TASK INSTRUCTIONS -
Copy out all lines of the records in which the word "that" appears.

RECORD LIST -
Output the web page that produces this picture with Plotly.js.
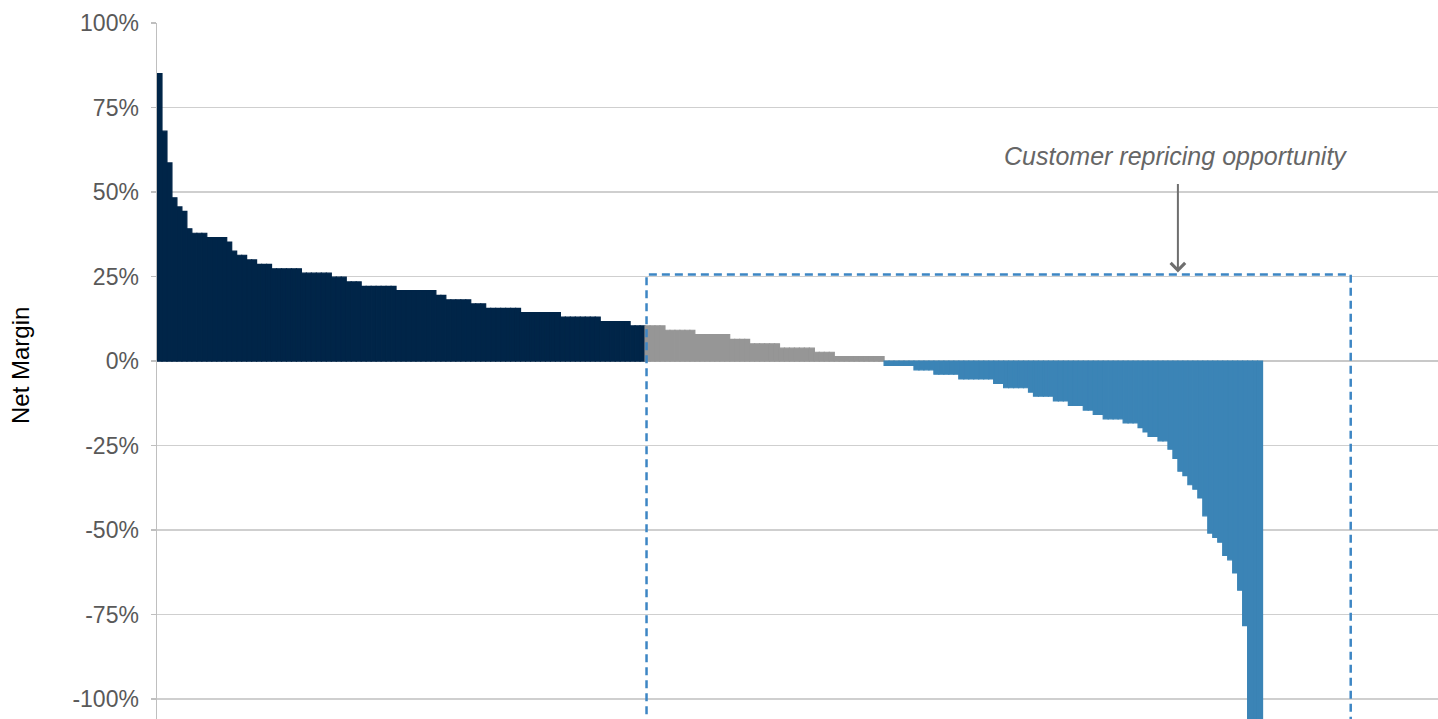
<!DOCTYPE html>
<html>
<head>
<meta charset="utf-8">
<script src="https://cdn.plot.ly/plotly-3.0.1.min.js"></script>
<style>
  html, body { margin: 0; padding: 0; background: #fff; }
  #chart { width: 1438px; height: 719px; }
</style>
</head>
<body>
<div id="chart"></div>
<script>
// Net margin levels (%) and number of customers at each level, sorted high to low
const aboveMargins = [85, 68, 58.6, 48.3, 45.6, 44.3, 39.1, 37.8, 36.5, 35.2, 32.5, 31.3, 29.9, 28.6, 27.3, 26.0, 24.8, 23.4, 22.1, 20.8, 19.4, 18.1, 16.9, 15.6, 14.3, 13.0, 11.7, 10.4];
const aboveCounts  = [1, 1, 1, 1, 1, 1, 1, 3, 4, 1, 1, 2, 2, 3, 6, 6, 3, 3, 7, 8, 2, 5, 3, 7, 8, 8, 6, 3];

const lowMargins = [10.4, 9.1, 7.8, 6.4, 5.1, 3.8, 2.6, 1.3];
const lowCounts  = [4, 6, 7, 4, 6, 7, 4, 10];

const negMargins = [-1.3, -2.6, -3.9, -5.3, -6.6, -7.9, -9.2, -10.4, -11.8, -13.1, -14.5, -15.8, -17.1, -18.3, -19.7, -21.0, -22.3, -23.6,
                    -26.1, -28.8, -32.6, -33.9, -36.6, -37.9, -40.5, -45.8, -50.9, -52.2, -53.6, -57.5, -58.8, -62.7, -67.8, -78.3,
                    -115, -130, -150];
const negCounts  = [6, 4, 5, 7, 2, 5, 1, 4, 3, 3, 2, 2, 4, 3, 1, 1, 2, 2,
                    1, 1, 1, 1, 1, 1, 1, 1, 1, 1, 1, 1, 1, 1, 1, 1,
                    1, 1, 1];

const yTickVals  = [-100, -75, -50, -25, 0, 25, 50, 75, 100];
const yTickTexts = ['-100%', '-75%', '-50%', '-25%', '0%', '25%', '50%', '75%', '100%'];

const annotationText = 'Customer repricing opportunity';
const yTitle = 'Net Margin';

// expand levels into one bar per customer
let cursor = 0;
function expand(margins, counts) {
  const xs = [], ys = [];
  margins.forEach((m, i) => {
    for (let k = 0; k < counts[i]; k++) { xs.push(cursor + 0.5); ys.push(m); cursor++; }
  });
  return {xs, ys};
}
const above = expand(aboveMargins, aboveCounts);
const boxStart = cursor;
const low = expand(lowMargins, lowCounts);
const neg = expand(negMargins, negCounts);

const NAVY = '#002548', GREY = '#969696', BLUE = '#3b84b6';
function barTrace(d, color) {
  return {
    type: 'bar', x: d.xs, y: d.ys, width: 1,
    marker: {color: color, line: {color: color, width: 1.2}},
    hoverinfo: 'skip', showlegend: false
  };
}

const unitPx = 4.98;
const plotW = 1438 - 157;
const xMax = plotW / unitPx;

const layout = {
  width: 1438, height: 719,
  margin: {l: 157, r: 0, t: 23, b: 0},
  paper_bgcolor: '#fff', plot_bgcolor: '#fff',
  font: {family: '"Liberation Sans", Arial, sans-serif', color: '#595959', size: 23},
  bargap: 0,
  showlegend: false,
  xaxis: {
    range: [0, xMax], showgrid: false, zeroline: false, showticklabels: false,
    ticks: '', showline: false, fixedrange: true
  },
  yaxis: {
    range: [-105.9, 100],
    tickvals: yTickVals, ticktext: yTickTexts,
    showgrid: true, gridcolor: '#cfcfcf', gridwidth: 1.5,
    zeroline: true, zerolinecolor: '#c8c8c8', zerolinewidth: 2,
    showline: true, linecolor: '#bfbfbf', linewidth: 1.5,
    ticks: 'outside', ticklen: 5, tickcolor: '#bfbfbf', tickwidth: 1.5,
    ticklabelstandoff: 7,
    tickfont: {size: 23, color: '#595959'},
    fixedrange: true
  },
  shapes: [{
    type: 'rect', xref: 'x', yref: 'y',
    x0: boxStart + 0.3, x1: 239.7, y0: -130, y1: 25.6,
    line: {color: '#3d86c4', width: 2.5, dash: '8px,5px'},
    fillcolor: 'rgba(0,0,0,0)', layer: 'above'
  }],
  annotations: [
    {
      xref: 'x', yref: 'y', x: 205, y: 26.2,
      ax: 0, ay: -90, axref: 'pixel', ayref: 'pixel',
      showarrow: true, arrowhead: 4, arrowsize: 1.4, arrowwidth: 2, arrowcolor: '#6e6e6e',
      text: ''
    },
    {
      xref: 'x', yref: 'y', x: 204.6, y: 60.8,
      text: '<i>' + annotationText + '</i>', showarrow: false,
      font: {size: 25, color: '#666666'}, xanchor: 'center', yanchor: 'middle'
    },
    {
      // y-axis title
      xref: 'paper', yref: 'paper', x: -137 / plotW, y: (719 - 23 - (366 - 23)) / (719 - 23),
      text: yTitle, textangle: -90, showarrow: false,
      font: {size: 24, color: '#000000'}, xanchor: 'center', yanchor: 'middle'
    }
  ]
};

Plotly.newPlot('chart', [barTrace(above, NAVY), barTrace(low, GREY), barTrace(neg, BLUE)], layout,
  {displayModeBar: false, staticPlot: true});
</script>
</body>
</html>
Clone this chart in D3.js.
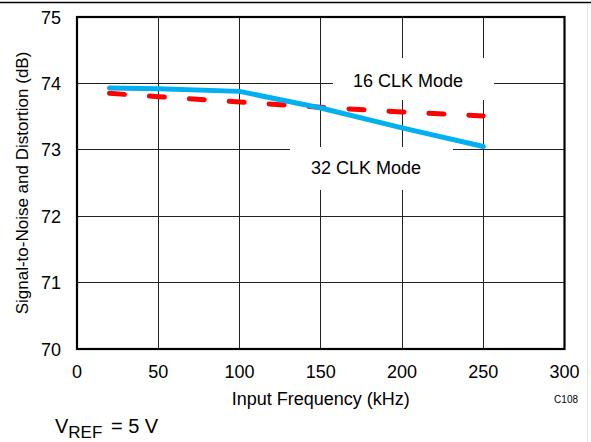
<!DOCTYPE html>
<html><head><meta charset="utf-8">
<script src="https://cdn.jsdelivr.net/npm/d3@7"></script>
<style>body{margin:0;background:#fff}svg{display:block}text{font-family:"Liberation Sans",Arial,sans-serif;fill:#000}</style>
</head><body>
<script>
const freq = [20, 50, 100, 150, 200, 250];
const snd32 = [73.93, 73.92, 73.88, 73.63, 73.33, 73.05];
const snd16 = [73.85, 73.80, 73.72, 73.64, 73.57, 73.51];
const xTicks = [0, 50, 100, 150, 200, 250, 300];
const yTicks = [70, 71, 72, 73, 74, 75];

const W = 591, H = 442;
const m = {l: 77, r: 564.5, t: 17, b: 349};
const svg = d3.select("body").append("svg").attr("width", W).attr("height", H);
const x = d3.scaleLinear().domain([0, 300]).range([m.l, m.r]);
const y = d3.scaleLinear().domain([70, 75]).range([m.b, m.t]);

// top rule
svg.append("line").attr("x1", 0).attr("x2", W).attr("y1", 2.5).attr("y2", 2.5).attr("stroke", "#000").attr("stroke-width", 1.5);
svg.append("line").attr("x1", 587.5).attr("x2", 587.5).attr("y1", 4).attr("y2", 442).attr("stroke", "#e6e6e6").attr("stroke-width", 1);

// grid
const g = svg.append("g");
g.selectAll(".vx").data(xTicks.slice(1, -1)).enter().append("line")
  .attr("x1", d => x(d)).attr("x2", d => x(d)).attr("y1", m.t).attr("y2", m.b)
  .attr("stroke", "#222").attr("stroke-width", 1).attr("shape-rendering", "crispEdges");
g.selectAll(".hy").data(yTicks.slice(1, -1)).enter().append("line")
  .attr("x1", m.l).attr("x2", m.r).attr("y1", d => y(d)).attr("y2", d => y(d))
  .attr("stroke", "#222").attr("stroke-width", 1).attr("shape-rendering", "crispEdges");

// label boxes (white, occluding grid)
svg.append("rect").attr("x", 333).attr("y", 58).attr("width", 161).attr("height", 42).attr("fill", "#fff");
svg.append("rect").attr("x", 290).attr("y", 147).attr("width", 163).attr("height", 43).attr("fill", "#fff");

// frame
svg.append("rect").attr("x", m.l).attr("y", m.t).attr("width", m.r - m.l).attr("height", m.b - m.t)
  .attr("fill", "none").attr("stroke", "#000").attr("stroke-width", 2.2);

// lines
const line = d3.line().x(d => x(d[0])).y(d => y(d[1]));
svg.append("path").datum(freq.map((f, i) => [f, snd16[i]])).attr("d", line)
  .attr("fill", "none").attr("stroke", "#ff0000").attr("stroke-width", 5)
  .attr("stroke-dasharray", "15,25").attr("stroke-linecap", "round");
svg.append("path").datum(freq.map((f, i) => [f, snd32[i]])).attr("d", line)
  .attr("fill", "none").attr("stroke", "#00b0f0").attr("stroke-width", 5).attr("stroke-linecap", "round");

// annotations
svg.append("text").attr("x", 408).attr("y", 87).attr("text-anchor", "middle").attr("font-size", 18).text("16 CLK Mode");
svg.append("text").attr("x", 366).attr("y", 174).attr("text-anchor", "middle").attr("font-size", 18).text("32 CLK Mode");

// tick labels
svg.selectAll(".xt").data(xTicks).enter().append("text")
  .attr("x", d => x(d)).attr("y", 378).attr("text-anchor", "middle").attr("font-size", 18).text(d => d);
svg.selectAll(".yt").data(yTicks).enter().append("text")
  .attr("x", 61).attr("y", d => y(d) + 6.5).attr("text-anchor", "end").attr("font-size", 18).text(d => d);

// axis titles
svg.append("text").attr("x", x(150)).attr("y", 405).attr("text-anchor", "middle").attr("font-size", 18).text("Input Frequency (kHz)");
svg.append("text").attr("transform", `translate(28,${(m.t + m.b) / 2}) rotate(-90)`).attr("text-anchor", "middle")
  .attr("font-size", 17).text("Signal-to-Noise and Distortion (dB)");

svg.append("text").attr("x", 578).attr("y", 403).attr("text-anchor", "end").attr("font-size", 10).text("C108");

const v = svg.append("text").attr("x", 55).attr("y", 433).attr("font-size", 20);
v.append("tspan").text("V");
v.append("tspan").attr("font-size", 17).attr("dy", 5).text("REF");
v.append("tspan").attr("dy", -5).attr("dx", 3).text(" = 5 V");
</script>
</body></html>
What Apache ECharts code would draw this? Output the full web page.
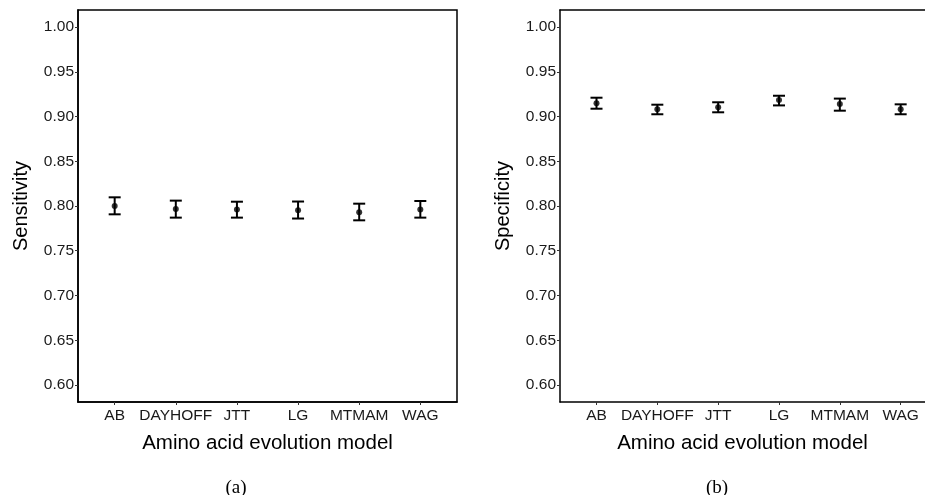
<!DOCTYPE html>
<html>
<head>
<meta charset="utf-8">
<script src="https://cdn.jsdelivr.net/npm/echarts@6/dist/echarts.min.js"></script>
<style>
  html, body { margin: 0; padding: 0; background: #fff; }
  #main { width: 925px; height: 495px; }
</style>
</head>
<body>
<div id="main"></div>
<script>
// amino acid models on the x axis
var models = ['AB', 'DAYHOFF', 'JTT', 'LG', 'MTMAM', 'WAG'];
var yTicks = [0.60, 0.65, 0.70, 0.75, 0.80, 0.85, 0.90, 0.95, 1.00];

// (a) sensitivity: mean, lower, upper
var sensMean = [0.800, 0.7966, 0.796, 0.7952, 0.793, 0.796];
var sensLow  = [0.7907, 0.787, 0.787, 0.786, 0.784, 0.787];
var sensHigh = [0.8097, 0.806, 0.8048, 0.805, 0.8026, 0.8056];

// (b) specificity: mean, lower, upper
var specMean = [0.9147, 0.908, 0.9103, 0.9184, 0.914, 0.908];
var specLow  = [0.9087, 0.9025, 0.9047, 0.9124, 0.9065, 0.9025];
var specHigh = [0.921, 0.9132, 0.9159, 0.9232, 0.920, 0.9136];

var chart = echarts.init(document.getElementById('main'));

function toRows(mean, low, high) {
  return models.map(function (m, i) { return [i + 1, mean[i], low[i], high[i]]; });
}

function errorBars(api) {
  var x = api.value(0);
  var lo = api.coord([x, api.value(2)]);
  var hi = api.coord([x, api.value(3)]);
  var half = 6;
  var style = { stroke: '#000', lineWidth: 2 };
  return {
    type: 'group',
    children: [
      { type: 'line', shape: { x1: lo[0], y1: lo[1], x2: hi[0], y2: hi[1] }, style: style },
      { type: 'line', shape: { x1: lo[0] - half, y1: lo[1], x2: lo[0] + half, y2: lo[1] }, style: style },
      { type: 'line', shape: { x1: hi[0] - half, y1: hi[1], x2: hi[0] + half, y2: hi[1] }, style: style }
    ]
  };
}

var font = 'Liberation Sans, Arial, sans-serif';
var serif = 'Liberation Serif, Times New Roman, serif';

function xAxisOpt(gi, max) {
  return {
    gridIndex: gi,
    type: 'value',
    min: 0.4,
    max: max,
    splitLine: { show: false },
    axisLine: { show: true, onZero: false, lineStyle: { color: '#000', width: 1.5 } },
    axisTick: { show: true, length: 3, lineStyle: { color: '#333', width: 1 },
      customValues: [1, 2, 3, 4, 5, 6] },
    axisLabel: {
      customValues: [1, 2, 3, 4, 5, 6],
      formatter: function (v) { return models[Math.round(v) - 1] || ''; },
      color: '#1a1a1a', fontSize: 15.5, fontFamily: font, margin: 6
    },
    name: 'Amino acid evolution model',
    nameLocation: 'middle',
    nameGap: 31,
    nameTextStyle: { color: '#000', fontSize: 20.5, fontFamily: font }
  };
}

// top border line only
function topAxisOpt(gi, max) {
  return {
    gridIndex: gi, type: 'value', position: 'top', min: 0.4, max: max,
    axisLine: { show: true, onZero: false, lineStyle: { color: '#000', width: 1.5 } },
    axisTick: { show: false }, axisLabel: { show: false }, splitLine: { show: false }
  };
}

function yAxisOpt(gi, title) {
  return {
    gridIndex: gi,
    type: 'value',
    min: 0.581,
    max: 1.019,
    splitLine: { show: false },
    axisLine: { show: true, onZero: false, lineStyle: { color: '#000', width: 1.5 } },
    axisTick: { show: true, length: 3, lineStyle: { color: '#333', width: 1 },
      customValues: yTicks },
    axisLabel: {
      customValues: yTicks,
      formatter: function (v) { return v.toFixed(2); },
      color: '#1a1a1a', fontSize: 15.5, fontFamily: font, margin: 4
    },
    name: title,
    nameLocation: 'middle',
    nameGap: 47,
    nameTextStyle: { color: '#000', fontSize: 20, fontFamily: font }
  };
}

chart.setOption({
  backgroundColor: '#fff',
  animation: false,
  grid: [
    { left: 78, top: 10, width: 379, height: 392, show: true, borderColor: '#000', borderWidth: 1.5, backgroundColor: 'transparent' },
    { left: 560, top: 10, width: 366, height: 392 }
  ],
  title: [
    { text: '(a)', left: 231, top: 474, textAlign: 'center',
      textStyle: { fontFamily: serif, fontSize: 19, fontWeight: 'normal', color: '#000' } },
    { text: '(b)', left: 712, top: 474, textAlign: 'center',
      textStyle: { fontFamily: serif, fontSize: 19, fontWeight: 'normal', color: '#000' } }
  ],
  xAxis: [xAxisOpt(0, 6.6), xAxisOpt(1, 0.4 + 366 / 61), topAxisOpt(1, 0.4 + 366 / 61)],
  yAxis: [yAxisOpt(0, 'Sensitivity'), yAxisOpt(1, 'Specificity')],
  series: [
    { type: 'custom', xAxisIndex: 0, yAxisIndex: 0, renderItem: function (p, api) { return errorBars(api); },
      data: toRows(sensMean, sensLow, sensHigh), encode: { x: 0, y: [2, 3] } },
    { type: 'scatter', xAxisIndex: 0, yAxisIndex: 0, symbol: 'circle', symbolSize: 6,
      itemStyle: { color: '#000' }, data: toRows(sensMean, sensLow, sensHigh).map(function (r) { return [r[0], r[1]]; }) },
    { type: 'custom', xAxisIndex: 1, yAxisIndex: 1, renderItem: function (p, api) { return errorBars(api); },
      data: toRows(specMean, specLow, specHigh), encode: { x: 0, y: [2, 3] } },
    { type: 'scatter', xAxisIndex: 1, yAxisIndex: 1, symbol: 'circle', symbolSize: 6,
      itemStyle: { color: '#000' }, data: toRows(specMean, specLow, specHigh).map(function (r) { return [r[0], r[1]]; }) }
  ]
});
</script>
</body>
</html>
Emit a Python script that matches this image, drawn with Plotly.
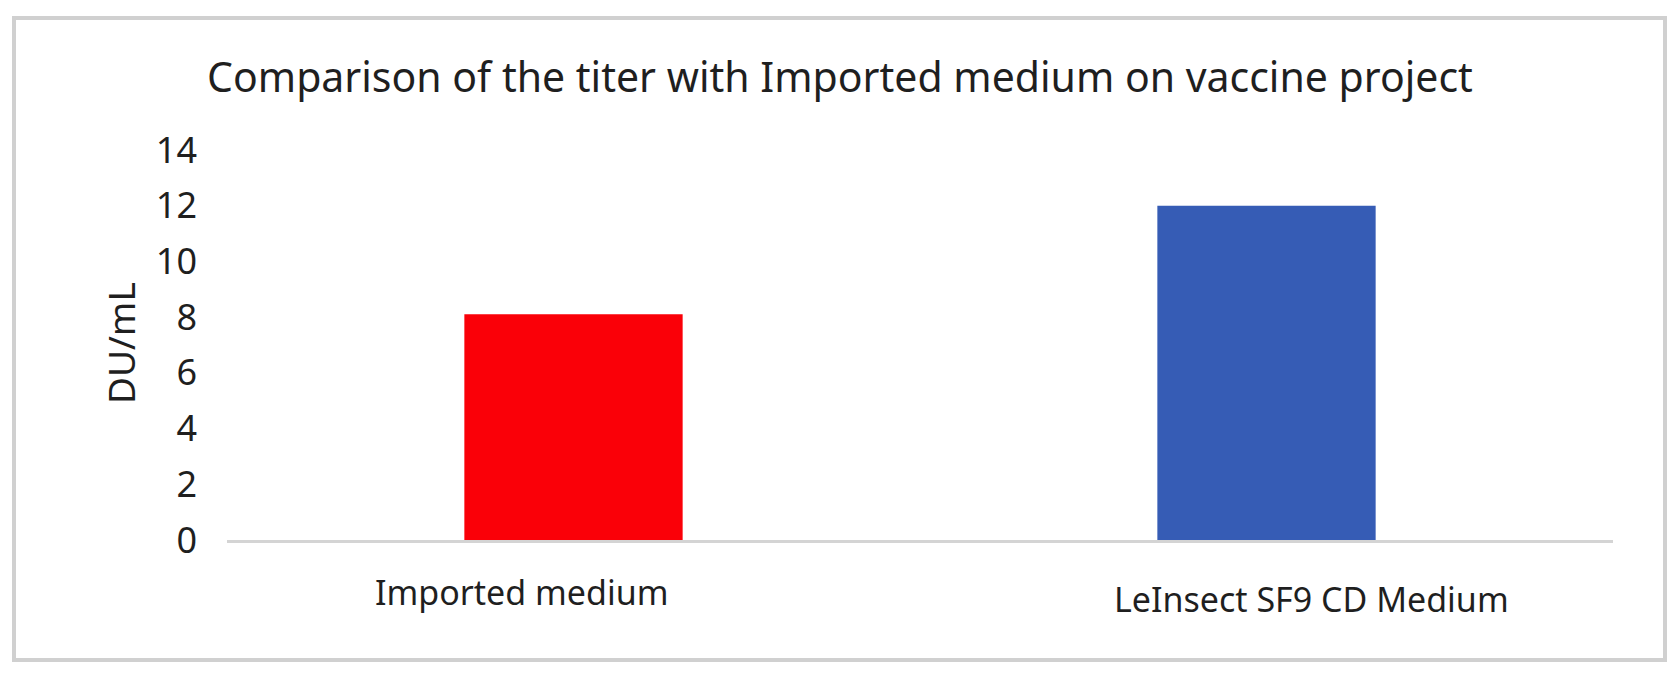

TASK SOLUTION -
Output the web page that produces this picture with Plotly.js.
Emit a Python script that matches this image, drawn with Plotly.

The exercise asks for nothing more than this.